Source records:
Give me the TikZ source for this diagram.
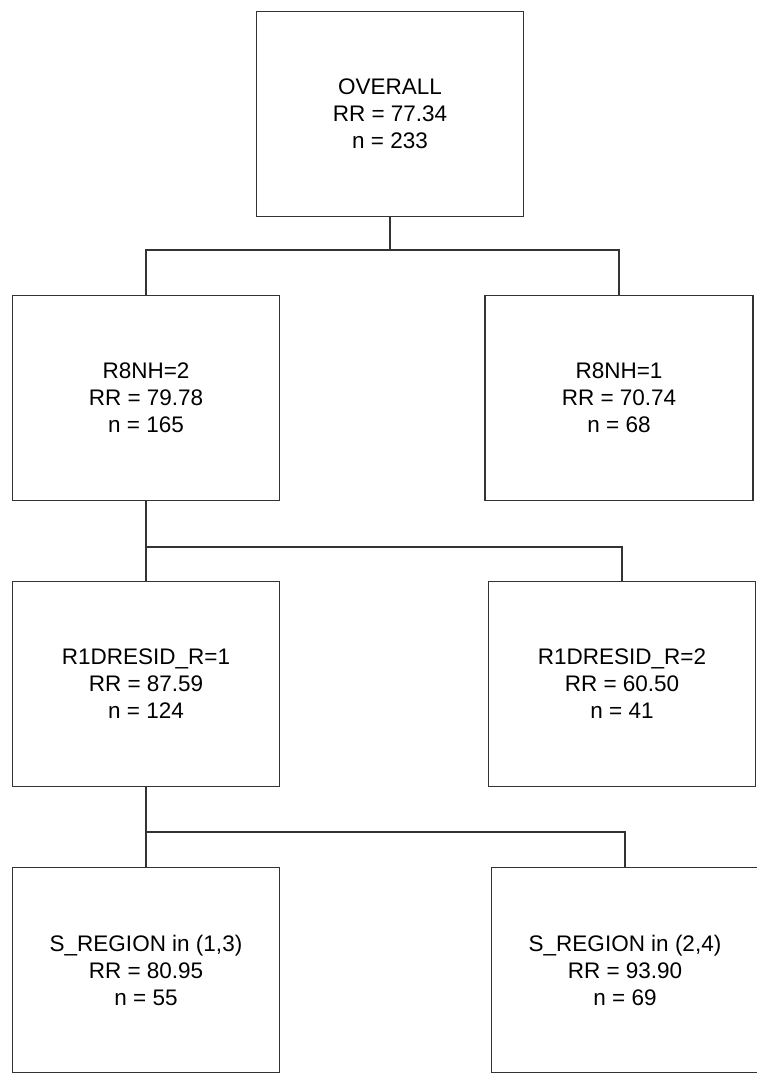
\documentclass[tikz,border=0pt]{standalone}
\usepackage{fontspec}
\setmainfont{Liberation Sans}
\usetikzlibrary{positioning}

\begin{document}
\begin{tikzpicture}[
        x=1pt, y=-1pt,
        split/.style={draw=black!80, line width=1.7pt, fill=white,
            minimum width=267pt, minimum height=205pt, inner sep=0pt,
            align=center, font=\fontsize{22.5}{27}\selectfont},
        link/.style={draw=black!80, line width=1.6pt}
        ]
            \useasboundingbox (0, 0) rectangle (756, 1078);

            % tree nodes
            \node[split] (overall) at (390, 114) {OVERALL\\RR = 77.34\\n = 233};

            \node[split] (nh2) at (146, 398) {R8NH=2\\RR = 79.78\\n = 165};
            \node[split, minimum width=268pt] (nh1) at (619, 398) {R8NH=1\\RR = 70.74\\n = 68};

            \node[split] (resid1) at (146, 684) {R1DRESID\_R=1\\RR = 87.59\\n = 124};
            \node[split] (resid2) at (622, 684) {R1DRESID\_R=2\\RR = 60.50\\n = 41};

            \node[split] (reg13) at (146, 970) {S\_REGION in (1,3)\\RR = 80.95\\n = 55};
            \node[split] (reg24) at (625, 970) {S\_REGION in (2,4)\\RR = 93.90\\n = 69};

            % branch points
            \coordinate (fork1) at (390, 250);
            \coordinate (fork2) at (146, 547);
            \coordinate (fork3) at (146, 832);

            \draw[link] (overall.south) -- (fork1);
            \draw[link] (nh2.north) |- (fork1) -| (nh1.north);

            \draw[link] (nh2.south) -- (resid1.north);
            \draw[link] (fork2) -| (resid2.north);

            \draw[link] (resid1.south) -- (reg13.north);
            \draw[link] (fork3) -| (reg24.north);
        \end{tikzpicture}
\end{document}
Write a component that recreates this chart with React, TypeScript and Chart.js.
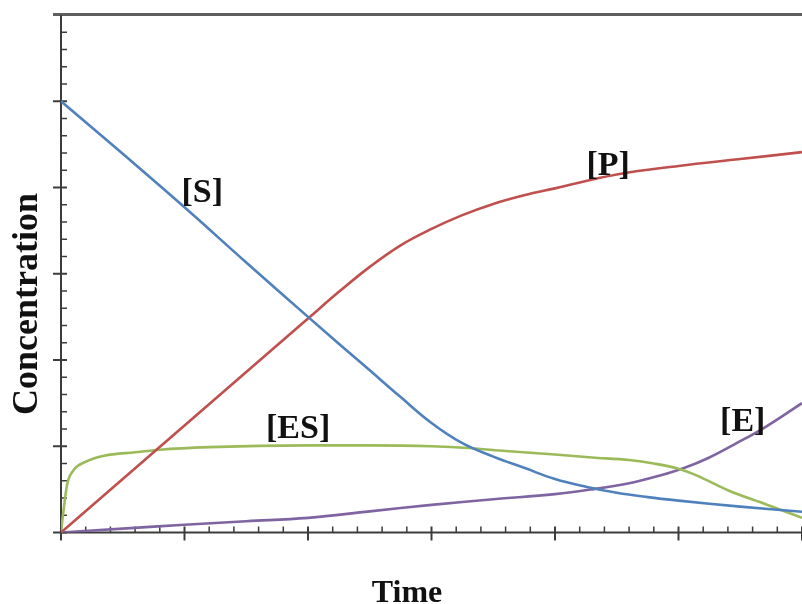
import React, { useEffect, useRef } from "react";
import { Chart, registerables } from "chart.js";

Chart.register(...registerables);

// ---- data (time in arbitrary units 0..6, concentration 0..6) ----
const sTimes = [0, 0.5, 1, 1.5, 2, 2.5, 2.75, 3, 3.25, 3.5, 3.75, 4, 4.25, 4.5, 4.75, 5, 5.5, 6];
const sValues = [5, 4.39, 3.77, 3.13, 2.5, 1.88, 1.57, 1.27, 1.035, 0.88, 0.75, 0.62, 0.53, 0.46, 0.41, 0.37, 0.3, 0.24];

const pTimes = [0, 0.5, 1, 1.5, 2, 2.25, 2.5, 2.75, 3, 3.25, 3.5, 3.75, 4, 4.5, 5, 5.5, 6];
const pValues = [0, 0.62, 1.24, 1.86, 2.48, 2.79, 3.08, 3.33, 3.52, 3.68, 3.81, 3.91, 3.99, 4.15, 4.25, 4.33, 4.41];

const esTimes = [0, 0.02, 0.05, 0.1, 0.2, 0.35, 0.6, 0.8, 1.2, 2, 2.5, 3, 3.3, 3.6, 4, 4.3, 4.6, 4.8, 5, 5.15, 5.4, 5.7, 6];
const esValues = [0, 0.25, 0.56, 0.72, 0.82, 0.89, 0.93, 0.96, 0.99, 1.01, 1.01, 1.0, 0.98, 0.945, 0.905, 0.87, 0.84, 0.8, 0.74, 0.66, 0.49, 0.33, 0.17];

const eTimes = [0, 0.5, 1, 1.5, 2, 2.5, 3, 3.5, 4, 4.3, 4.6, 4.85, 5.05, 5.25, 5.45, 5.7, 6];
const eValues = [0, 0.045, 0.09, 0.13, 0.17, 0.245, 0.32, 0.385, 0.445, 0.5, 0.57, 0.66, 0.75, 0.87, 1.02, 1.22, 1.5];

const seriesNames = ["[S]", "[P]", "[ES]", "[E]"];
// label anchor (data units): centre x, baseline y
const labelX = [1.144, 4.43, 1.92, 5.52];
const labelY = [3.83, 4.15, 1.1, 1.18];

const X_MIN = 0;
const X_MAX = 6;
const Y_MIN = 0;
const Y_MAX = 6;
const MAJOR_STEP = 1;
const MINOR_PER_MAJOR = 5;

const xTitle = "Time";
const yTitle = "Concentration";

const colors = ["#4F81BD", "#C0504D", "#9BBB59", "#8064A2"];

function pts(xs: number[], ys: number[]) {
  return xs.map((x, i) => ({ x, y: ys[i] }));
}

const decorPlugin = {
  id: "decor",
  beforeDatasetsDraw(chart: any) {
    const { ctx, chartArea, scales } = chart;
    const xs = scales.x;
    const ys = scales.y;
    const x0 = xs.getPixelForValue(X_MIN);
    const y0 = ys.getPixelForValue(Y_MIN);
    const yTop = ys.getPixelForValue(Y_MAX);
    ctx.save();
    // top frame line
    ctx.strokeStyle = "#5e5e5e";
    ctx.lineWidth = 3;
    ctx.beginPath();
    ctx.moveTo(x0 - 8, yTop - 0.5);
    ctx.lineTo(chartArea.right + 2, yTop - 0.5);
    ctx.stroke();
    // axes lines
    ctx.strokeStyle = "#3c3c3c";
    ctx.lineWidth = 2;
    ctx.beginPath();
    ctx.moveTo(x0, yTop);
    ctx.lineTo(x0, y0 + 1);
    ctx.moveTo(x0 - 1, y0);
    ctx.lineTo(chartArea.right + 2, y0);
    ctx.stroke();
    // ticks
    const n = Math.round(((X_MAX - X_MIN) / MAJOR_STEP) * MINOR_PER_MAJOR);
    for (let i = 0; i <= n; i++) {
      const v = X_MIN + (i * MAJOR_STEP) / MINOR_PER_MAJOR;
      const px = xs.getPixelForValue(v);
      const major = i % MINOR_PER_MAJOR === 0;
      ctx.lineWidth = major ? 2 : 1.5;
      ctx.beginPath();
      if (major) {
        ctx.moveTo(px, y0 - 6);
        ctx.lineTo(px, y0 + 8);
      } else {
        ctx.moveTo(px, y0 - 6);
        ctx.lineTo(px, y0);
      }
      ctx.stroke();
    }
    const m = Math.round(((Y_MAX - Y_MIN) / MAJOR_STEP) * MINOR_PER_MAJOR);
    for (let i = 0; i < m; i++) {
      const v = Y_MIN + (i * MAJOR_STEP) / MINOR_PER_MAJOR;
      const py = ys.getPixelForValue(v);
      const major = i % MINOR_PER_MAJOR === 0;
      ctx.lineWidth = major ? 2 : 1.5;
      ctx.beginPath();
      if (major) {
        ctx.moveTo(x0 - 8, py);
        ctx.lineTo(x0 + 6, py);
      } else {
        ctx.moveTo(x0, py);
        ctx.lineTo(x0 + 6, py);
      }
      ctx.stroke();
    }
    ctx.restore();
  },
  afterDraw(chart: any) {
    const { ctx, chartArea, scales } = chart;
    const xs = scales.x;
    const ys = scales.y;
    ctx.save();
    ctx.fillStyle = "#111111";
    ctx.textAlign = "center";
    ctx.textBaseline = "alphabetic";
    ctx.font = "bold 34px 'Liberation Serif', 'Times New Roman', serif";
    seriesNames.forEach((name, i) => {
      ctx.fillText(name, xs.getPixelForValue(labelX[i]), ys.getPixelForValue(labelY[i]));
    });
    // axis titles
    ctx.font = "bold 32px 'Liberation Serif', 'Times New Roman', serif";
    ctx.fillText(xTitle, chartArea.left + 346, chartArea.bottom + 69);
    ctx.save();
    ctx.translate(chartArea.left - 24, chartArea.top + 289);
    ctx.rotate(-Math.PI / 2);
    ctx.font = "bold 36px 'Liberation Serif', 'Times New Roman', serif";
    ctx.fillText(yTitle, 0, 0);
    ctx.restore();
    ctx.restore();
  },
};

export default function App() {
  const ref = useRef<HTMLCanvasElement | null>(null);
  useEffect(() => {
    if (!ref.current) return;
    const mk = (label: string, xs: number[], ys: number[], color: string, monotone: boolean) => ({
      label,
      data: pts(xs, ys),
      borderColor: color,
      backgroundColor: color,
      borderWidth: 2.6,
      pointRadius: 0,
      fill: false,
      tension: 0.4,
      cubicInterpolationMode: monotone ? ("monotone" as const) : ("default" as const),
    });
    const chart = new Chart(ref.current, {
      type: "line",
      data: {
        datasets: [
          mk(seriesNames[0], sTimes, sValues, colors[0], false),
          mk(seriesNames[1], pTimes, pValues, colors[1], false),
          mk(seriesNames[2], esTimes, esValues, colors[2], true),
          mk(seriesNames[3], eTimes, eValues, colors[3], false),
        ],
      },
      options: {
        animation: false,
        responsive: false,
        events: [],
        layout: { padding: { left: 61, top: 15, right: 0, bottom: 71.5 } },
        plugins: { legend: { display: false }, tooltip: { enabled: false } },
        scales: {
          x: { type: "linear", min: X_MIN, max: X_MAX, display: false },
          y: { type: "linear", min: Y_MIN, max: Y_MAX, display: false },
        },
      },
      plugins: [decorPlugin],
    });
    return () => chart.destroy();
  }, []);
  return (
    <div style={{ position: "absolute", left: 0, top: 0, width: 802, height: 604, background: "#fff" }}>
      <canvas ref={ref} width={802} height={604} style={{ display: "block" }} />
    </div>
  );
}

**Written exercise:**
Up to and including the line containing "(fork2) -| (resid2.north);", quote each line of the entries above from the very first, please, exactly and without images.

**Exercise solution:**
Give me the TikZ source for this diagram.
\documentclass[tikz,border=0pt]{standalone}
\usepackage{fontspec}
\setmainfont{Liberation Sans}
\usetikzlibrary{positioning}

\begin{document}
\begin{tikzpicture}[
        x=1pt, y=-1pt,
        split/.style={draw=black!80, line width=1.7pt, fill=white,
            minimum width=267pt, minimum height=205pt, inner sep=0pt,
            align=center, font=\fontsize{22.5}{27}\selectfont},
        link/.style={draw=black!80, line width=1.6pt}
        ]
            \useasboundingbox (0, 0) rectangle (756, 1078);

            % tree nodes
            \node[split] (overall) at (390, 114) {OVERALL\\RR = 77.34\\n = 233};

            \node[split] (nh2) at (146, 398) {R8NH=2\\RR = 79.78\\n = 165};
            \node[split, minimum width=268pt] (nh1) at (619, 398) {R8NH=1\\RR = 70.74\\n = 68};

            \node[split] (resid1) at (146, 684) {R1DRESID\_R=1\\RR = 87.59\\n = 124};
            \node[split] (resid2) at (622, 684) {R1DRESID\_R=2\\RR = 60.50\\n = 41};

            \node[split] (reg13) at (146, 970) {S\_REGION in (1,3)\\RR = 80.95\\n = 55};
            \node[split] (reg24) at (625, 970) {S\_REGION in (2,4)\\RR = 93.90\\n = 69};

            % branch points
            \coordinate (fork1) at (390, 250);
            \coordinate (fork2) at (146, 547);
            \coordinate (fork3) at (146, 832);

            \draw[link] (overall.south) -- (fork1);
            \draw[link] (nh2.north) |- (fork1) -| (nh1.north);

            \draw[link] (nh2.south) -- (resid1.north);
            \draw[link] (fork2) -| (resid2.north);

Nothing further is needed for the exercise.